27/9/09

El sábado por la tarde, cuando estaba oscureciendo, no pude evitar el pensamiento de que la vida es un piano desafinado. La culpa la tuvo el reflejo anaranjado del sol sobre una fila de chalets adosados cercanos al parque. Pensé en Proust y en su camino de Guermantes, en todos los tiempos perdidos que debemos contemplar sentados en parques esperando que el sol caiga y nos arrastre su condenada obstinación por la melancolía, esa fruta ambigua que cae de los árboles del pasado. Sí, un piano desafinado (eso es) que nos colocan en el centro del salón vacío, un mamotreto con el que nos tropezamos en plena noche cuando a tientas buscamos la solución a un sueño. El piano permanece con la tapa cerrada, sabemos de sobra que es inútil levantarla y tocar: está desafinado; aunque llamemos a alguien para que lo afine sabemos que al día siguiente volverá a defraudarnos. ¿Por qué cuando leo a Proust siento el sonido de ese piano dentro de mi cabeza? El piano de Proust esconde cocodrilos hambrientos, esconde ratas gigantes que nada saben de la diplomacia, esconde sombreros de paja plagados de hormigas rojas, pero cuando caminas por las páginas de la parte de Guermantes no lo sabes, te sientes un aristócrata embelesado por el color de las flores, te sientes un imbécil adorable con un traje hecho a medida, te sientes un diosecillo francés que desayuna con calma. Es necesario leer a Proust al menos una vez antes de abandonar la vida. Nadie debería haber muerto sin conocer el camino de la parte de Guermantes. Después uno puede llegar a su casa y abrir la tapa del piano y que salgan los cocodrilos y le arranquen un brazo o que uno de ellos se siente e intente fingir que toca a Debussy.
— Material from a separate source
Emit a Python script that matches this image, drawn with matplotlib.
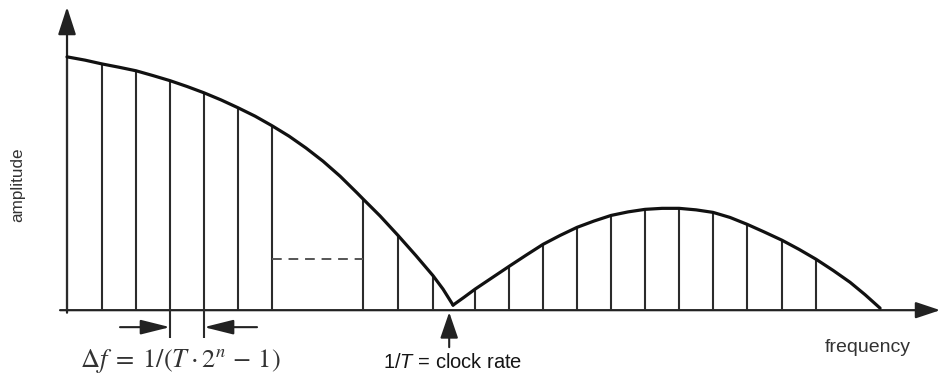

Yo acostumbro a hacer ese camino a menudo montado en mi bicicleta de oferta que compré en Carrefour. Mi alma destartalada se alegra cuando las ruedas comienzan a pisar las dulces sombras de Guermantes. Atravieso en un minuto cientos de páginas, miles de días, millones de letras que mi cabeza consume con agrado. A la vuelta siempre me paro en el parque junto a mi casa, bebo agua de la fuente encharcada, beso a mis hijas y me siento en el banco del reflejo anaranjado, a mi lado se sienta Proust con sus desgastados pantalones de ciclista y una botellita de bebida isotónica que transporta en su bicicleta. Jamás he osado hablar con él, le parecería una grosería; como mucho nos miramos de reojo cuando escuchamos las notas desafinadas del piano que nos ha traído la suerte ese día.